International climate finance

A cash injection for the Least Developed Countries Fund (LDCF)

The new pledges to the LDCF are good news, but will not solve its funding problems. Source: Boehling/ Diakonie Katastrophenhilfe

The speeches by Barack Obama, Angela Merkel and many others of the nearly 150 heads of state and government dominated the headlines on the first day of the 21st conference of the United Nations Framework Convention on Climate Change (COP21). While they were addressing the main assembly hall, money was on the agenda in the small adjoining room.

The Global Environment Facility (GEF) had called the meeting, and a number of representatives of industrialized countries had taken up the invitation. It has been known for some time that the GEF, which manages the Least Developed Countries Fund (LDCF) for adaptation measures in the most vulnerable countries, is experiencing a financing shortfall. As in the main hall, country representatives took the stage one by one, but instead of vague generalities, they delivered concrete numbers: Overall, the ten country representatives announced pledges totaling $250 million. Germany took the lead with $53 million, followed closely by the United States ($51.175 million) and the United Kingdom ($45.1 million). COP21 host France committed to a donation of $26.5 million, slightly more than Canada ($22.4 million) and Denmark ($22.1 million).

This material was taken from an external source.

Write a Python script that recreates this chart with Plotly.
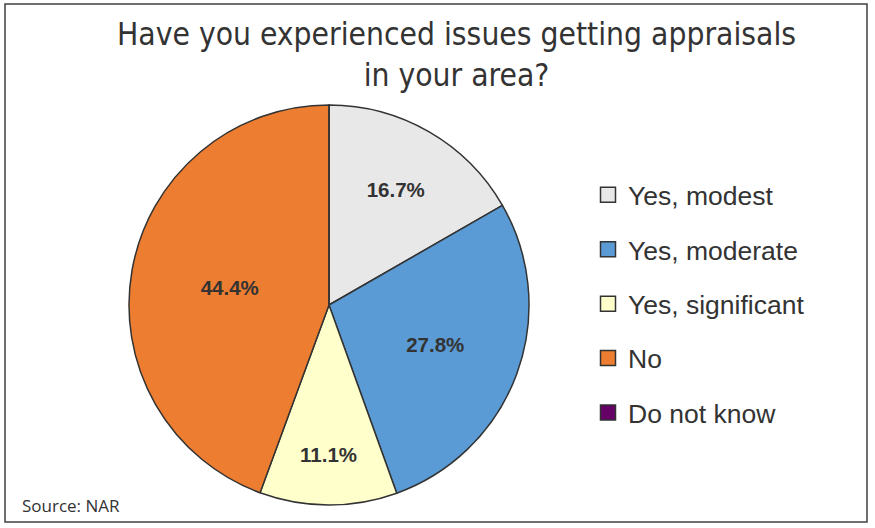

Sweden pledged $11.5 million, followed by Ireland ($6.4 million), Switzerland ($6 million), Italy ($2 million) and Finland ($1.8 million).

In addition to that, several days later a different kind of financial commitment was announced: The Canadian province government of Quebec pledged $4.49 million to the LDCF. This is the first significant pledge of a subnational actor to a multilateral climate fund which could set an example changing the donor basis in future.

as of December 2015

The new financial commitments clear the way for the implementation of around 35 new projects that have been technically approved for some time. While this appears to be good news, the pledges will hardly solve the challenging situation faced by adaptation funding. Not only is a series of further LDCF projects currently being developed that will depend on ad hoc pledges for their implementation – from a broader political perspective, long-term, predictable sources of finance for adaptation are urgently needed. In addition to short-term financial commitments, a number of other decisions on issues such as financial support in the period after 2020 and the future of the Adaptation Fund must be reached in Paris.